Dataset excerpt »
━━━━━━━━━━━━━━━━

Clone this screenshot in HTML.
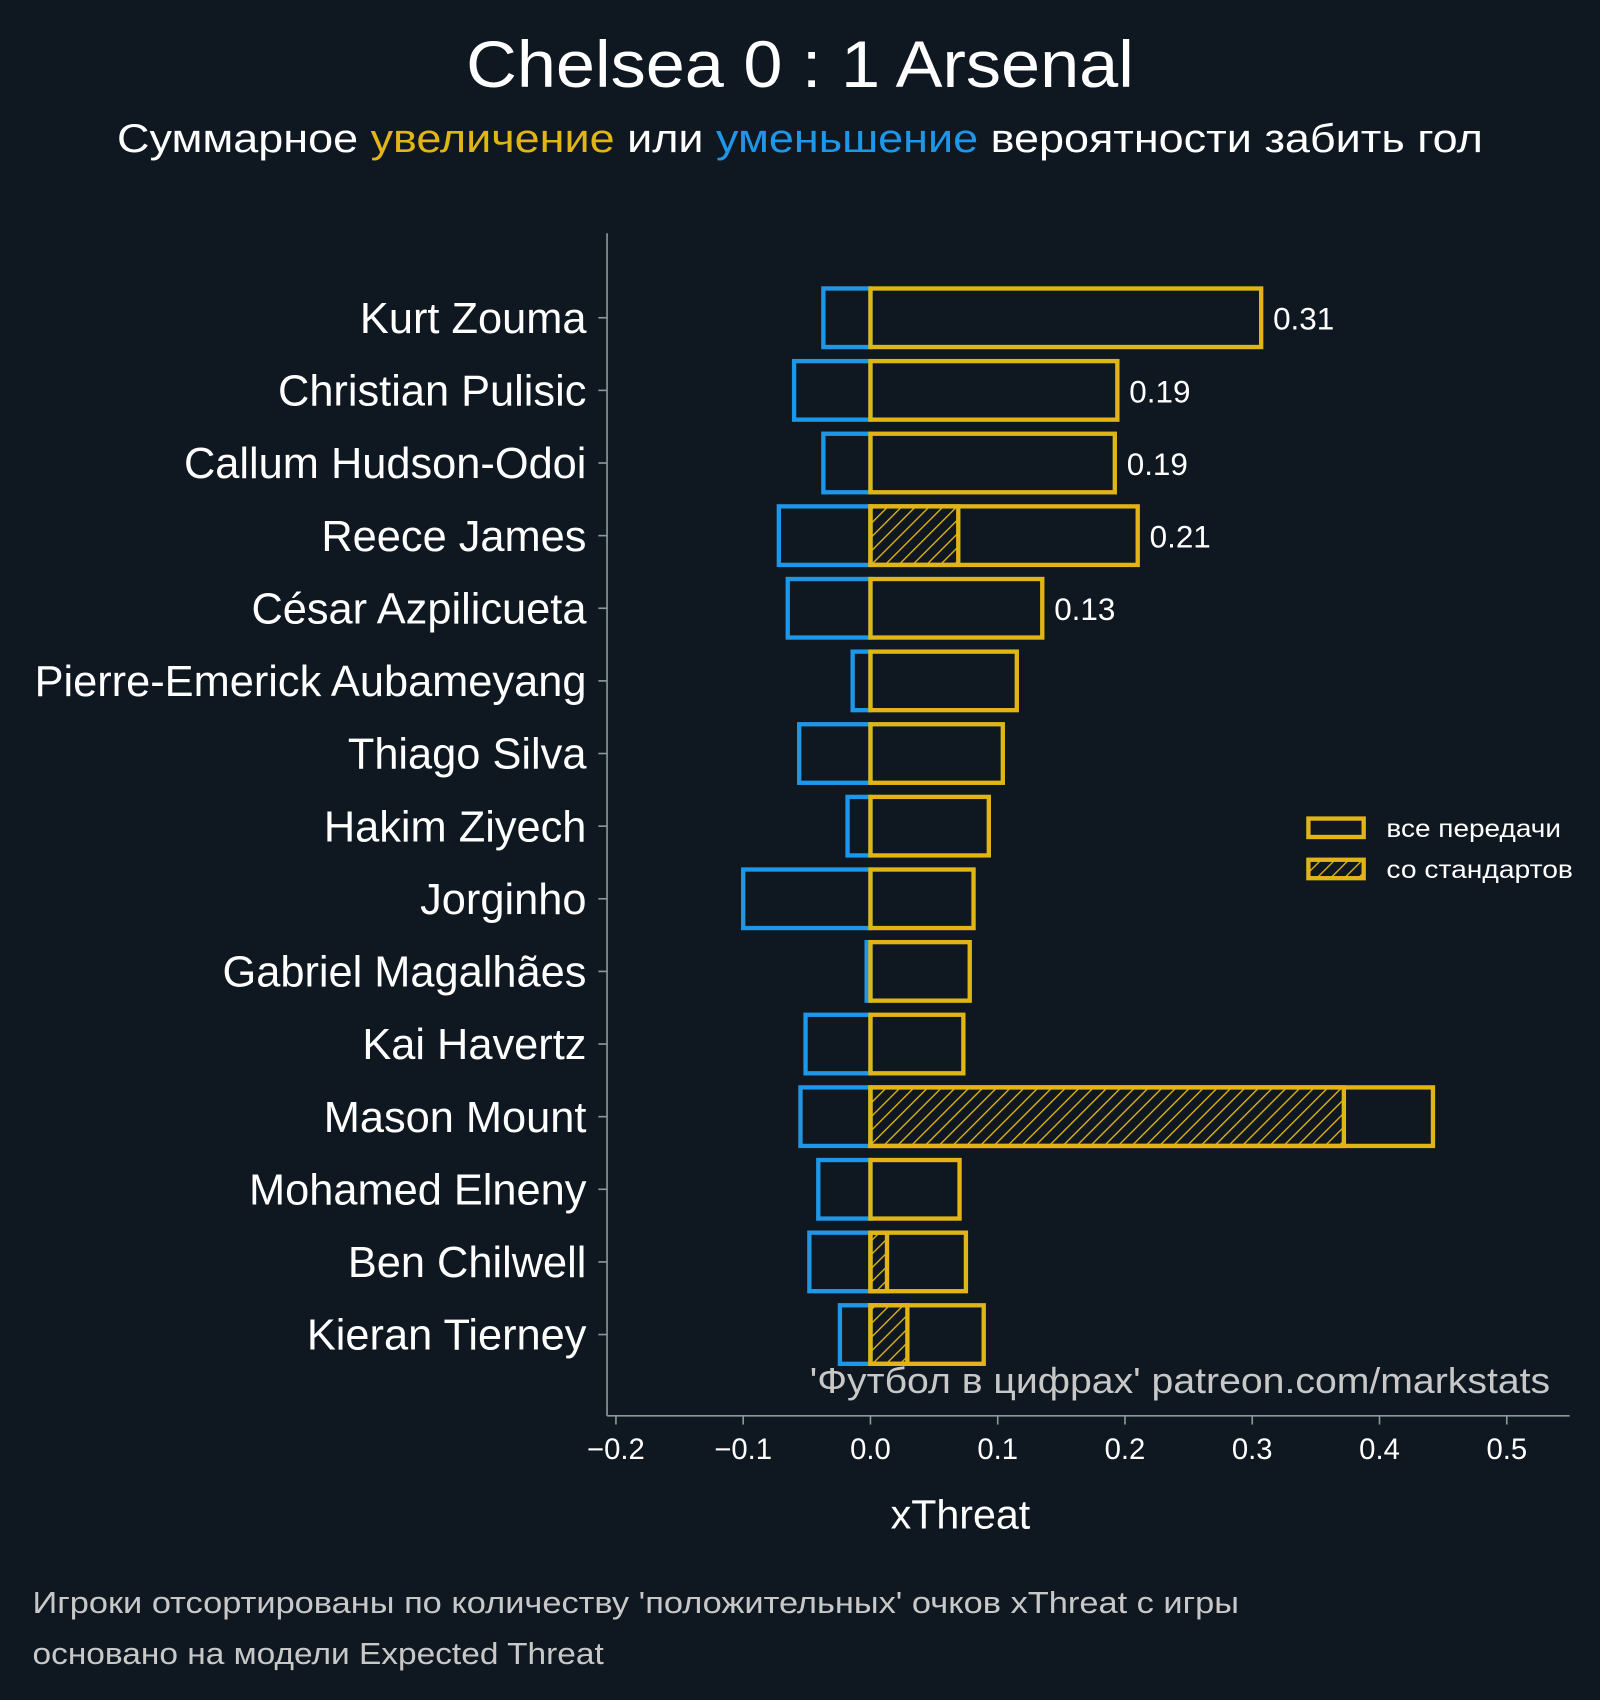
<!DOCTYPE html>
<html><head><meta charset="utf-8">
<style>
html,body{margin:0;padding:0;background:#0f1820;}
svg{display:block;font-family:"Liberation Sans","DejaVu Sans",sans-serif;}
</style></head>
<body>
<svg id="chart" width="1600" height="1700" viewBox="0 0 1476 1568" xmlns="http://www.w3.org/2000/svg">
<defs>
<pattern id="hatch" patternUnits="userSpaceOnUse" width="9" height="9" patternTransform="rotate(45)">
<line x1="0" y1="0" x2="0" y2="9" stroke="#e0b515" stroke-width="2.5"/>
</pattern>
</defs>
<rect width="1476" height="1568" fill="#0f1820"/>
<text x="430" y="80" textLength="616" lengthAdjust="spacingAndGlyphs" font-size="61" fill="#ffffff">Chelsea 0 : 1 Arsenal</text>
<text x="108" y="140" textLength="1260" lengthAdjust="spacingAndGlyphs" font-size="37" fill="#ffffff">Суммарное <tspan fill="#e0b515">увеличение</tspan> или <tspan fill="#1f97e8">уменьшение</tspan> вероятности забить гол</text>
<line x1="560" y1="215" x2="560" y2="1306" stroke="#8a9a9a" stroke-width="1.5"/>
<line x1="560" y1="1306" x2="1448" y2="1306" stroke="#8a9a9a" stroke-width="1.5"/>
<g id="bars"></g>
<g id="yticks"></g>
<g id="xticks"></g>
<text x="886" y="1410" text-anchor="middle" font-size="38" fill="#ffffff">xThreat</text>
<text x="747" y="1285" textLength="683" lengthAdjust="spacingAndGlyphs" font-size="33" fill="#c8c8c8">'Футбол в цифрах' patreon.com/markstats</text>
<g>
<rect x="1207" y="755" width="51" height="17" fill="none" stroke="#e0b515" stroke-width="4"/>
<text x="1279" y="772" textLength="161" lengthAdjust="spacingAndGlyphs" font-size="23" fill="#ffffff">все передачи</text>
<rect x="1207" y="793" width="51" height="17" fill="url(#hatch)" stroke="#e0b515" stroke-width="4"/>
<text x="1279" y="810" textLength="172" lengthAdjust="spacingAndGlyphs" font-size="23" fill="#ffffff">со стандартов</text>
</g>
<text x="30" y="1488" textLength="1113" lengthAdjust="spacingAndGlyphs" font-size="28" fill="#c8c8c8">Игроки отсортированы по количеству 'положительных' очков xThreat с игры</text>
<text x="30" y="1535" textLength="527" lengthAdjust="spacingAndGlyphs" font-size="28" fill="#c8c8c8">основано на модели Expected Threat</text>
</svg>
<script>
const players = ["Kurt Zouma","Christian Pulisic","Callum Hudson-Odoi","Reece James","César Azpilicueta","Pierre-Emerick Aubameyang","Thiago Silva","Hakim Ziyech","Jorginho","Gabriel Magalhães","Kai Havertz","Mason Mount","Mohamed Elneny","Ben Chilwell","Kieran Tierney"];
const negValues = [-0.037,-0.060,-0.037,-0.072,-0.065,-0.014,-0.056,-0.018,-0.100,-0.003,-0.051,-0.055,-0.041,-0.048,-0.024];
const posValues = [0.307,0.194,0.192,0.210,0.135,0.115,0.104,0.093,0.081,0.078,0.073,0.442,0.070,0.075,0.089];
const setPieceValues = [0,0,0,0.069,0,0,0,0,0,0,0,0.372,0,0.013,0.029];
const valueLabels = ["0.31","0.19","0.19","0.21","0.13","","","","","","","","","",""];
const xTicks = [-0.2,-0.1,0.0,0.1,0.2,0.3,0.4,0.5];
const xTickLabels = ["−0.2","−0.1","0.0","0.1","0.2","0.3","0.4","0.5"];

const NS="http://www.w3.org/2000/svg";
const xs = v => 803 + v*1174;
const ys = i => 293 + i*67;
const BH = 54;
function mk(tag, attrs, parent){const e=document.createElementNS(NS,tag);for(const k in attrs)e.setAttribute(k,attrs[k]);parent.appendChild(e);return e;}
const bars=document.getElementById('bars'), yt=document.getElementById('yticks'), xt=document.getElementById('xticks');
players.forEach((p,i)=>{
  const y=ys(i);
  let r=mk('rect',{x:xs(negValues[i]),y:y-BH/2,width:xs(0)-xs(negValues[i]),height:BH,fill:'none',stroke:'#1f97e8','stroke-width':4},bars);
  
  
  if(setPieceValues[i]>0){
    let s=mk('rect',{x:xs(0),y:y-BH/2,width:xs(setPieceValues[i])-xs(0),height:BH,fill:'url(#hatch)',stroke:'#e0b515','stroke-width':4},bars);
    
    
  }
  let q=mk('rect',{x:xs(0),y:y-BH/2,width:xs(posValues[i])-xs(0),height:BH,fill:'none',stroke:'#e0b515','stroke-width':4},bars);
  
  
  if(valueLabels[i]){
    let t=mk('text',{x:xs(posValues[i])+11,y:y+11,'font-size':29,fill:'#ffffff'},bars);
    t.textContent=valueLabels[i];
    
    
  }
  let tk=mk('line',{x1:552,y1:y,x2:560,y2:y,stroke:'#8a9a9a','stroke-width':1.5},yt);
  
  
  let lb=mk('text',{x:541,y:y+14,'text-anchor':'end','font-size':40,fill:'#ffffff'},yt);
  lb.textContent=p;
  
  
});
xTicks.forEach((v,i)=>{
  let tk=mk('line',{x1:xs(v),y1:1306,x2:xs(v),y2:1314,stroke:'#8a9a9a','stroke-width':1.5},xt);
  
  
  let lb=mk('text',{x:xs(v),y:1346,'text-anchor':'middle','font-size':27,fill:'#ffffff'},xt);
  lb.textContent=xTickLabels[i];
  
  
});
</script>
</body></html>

━━━━━━━━━━━━━━━━

Instructions for the task » Quote the data above in full and without alteration; skip the pictures.

Output for this exercise »
Clone this screenshot in HTML.
<!DOCTYPE html>
<html><head><meta charset="utf-8">
<style>
html,body{margin:0;padding:0;background:#0f1820;}
svg{display:block;font-family:"Liberation Sans","DejaVu Sans",sans-serif;}
</style></head>
<body>
<svg id="chart" width="1600" height="1700" viewBox="0 0 1476 1568" xmlns="http://www.w3.org/2000/svg">
<defs>
<pattern id="hatch" patternUnits="userSpaceOnUse" width="9" height="9" patternTransform="rotate(45)">
<line x1="0" y1="0" x2="0" y2="9" stroke="#e0b515" stroke-width="2.5"/>
</pattern>
</defs>
<rect width="1476" height="1568" fill="#0f1820"/>
<text x="430" y="80" textLength="616" lengthAdjust="spacingAndGlyphs" font-size="61" fill="#ffffff">Chelsea 0 : 1 Arsenal</text>
<text x="108" y="140" textLength="1260" lengthAdjust="spacingAndGlyphs" font-size="37" fill="#ffffff">Суммарное <tspan fill="#e0b515">увеличение</tspan> или <tspan fill="#1f97e8">уменьшение</tspan> вероятности забить гол</text>
<line x1="560" y1="215" x2="560" y2="1306" stroke="#8a9a9a" stroke-width="1.5"/>
<line x1="560" y1="1306" x2="1448" y2="1306" stroke="#8a9a9a" stroke-width="1.5"/>
<g id="bars"></g>
<g id="yticks"></g>
<g id="xticks"></g>
<text x="886" y="1410" text-anchor="middle" font-size="38" fill="#ffffff">xThreat</text>
<text x="747" y="1285" textLength="683" lengthAdjust="spacingAndGlyphs" font-size="33" fill="#c8c8c8">'Футбол в цифрах' patreon.com/markstats</text>
<g>
<rect x="1207" y="755" width="51" height="17" fill="none" stroke="#e0b515" stroke-width="4"/>
<text x="1279" y="772" textLength="161" lengthAdjust="spacingAndGlyphs" font-size="23" fill="#ffffff">все передачи</text>
<rect x="1207" y="793" width="51" height="17" fill="url(#hatch)" stroke="#e0b515" stroke-width="4"/>
<text x="1279" y="810" textLength="172" lengthAdjust="spacingAndGlyphs" font-size="23" fill="#ffffff">со стандартов</text>
</g>
<text x="30" y="1488" textLength="1113" lengthAdjust="spacingAndGlyphs" font-size="28" fill="#c8c8c8">Игроки отсортированы по количеству 'положительных' очков xThreat с игры</text>
<text x="30" y="1535" textLength="527" lengthAdjust="spacingAndGlyphs" font-size="28" fill="#c8c8c8">основано на модели Expected Threat</text>
</svg>
<script>
const players = ["Kurt Zouma","Christian Pulisic","Callum Hudson-Odoi","Reece James","César Azpilicueta","Pierre-Emerick Aubameyang","Thiago Silva","Hakim Ziyech","Jorginho","Gabriel Magalhães","Kai Havertz","Mason Mount","Mohamed Elneny","Ben Chilwell","Kieran Tierney"];
const negValues = [-0.037,-0.060,-0.037,-0.072,-0.065,-0.014,-0.056,-0.018,-0.100,-0.003,-0.051,-0.055,-0.041,-0.048,-0.024];
const posValues = [0.307,0.194,0.192,0.210,0.135,0.115,0.104,0.093,0.081,0.078,0.073,0.442,0.070,0.075,0.089];
const setPieceValues = [0,0,0,0.069,0,0,0,0,0,0,0,0.372,0,0.013,0.029];
const valueLabels = ["0.31","0.19","0.19","0.21","0.13","","","","","","","","","",""];
const xTicks = [-0.2,-0.1,0.0,0.1,0.2,0.3,0.4,0.5];
const xTickLabels = ["−0.2","−0.1","0.0","0.1","0.2","0.3","0.4","0.5"];

const NS="http://www.w3.org/2000/svg";
const xs = v => 803 + v*1174;
const ys = i => 293 + i*67;
const BH = 54;
function mk(tag, attrs, parent){const e=document.createElementNS(NS,tag);for(const k in attrs)e.setAttribute(k,attrs[k]);parent.appendChild(e);return e;}
const bars=document.getElementById('bars'), yt=document.getElementById('yticks'), xt=document.getElementById('xticks');
players.forEach((p,i)=>{
  const y=ys(i);
  let r=mk('rect',{x:xs(negValues[i]),y:y-BH/2,width:xs(0)-xs(negValues[i]),height:BH,fill:'none',stroke:'#1f97e8','stroke-width':4},bars);
  
  
  if(setPieceValues[i]>0){
    let s=mk('rect',{x:xs(0),y:y-BH/2,width:xs(setPieceValues[i])-xs(0),height:BH,fill:'url(#hatch)',stroke:'#e0b515','stroke-width':4},bars);
    
    
  }
  let q=mk('rect',{x:xs(0),y:y-BH/2,width:xs(posValues[i])-xs(0),height:BH,fill:'none',stroke:'#e0b515','stroke-width':4},bars);
  
  
  if(valueLabels[i]){
    let t=mk('text',{x:xs(posValues[i])+11,y:y+11,'font-size':29,fill:'#ffffff'},bars);
    t.textContent=valueLabels[i];
    
    
  }
  let tk=mk('line',{x1:552,y1:y,x2:560,y2:y,stroke:'#8a9a9a','stroke-width':1.5},yt);
  
  
  let lb=mk('text',{x:541,y:y+14,'text-anchor':'end','font-size':40,fill:'#ffffff'},yt);
  lb.textContent=p;
  
  
});
xTicks.forEach((v,i)=>{
  let tk=mk('line',{x1:xs(v),y1:1306,x2:xs(v),y2:1314,stroke:'#8a9a9a','stroke-width':1.5},xt);
  
  
  let lb=mk('text',{x:xs(v),y:1346,'text-anchor':'middle','font-size':27,fill:'#ffffff'},xt);
  lb.textContent=xTickLabels[i];
  
  
});
</script>
</body></html>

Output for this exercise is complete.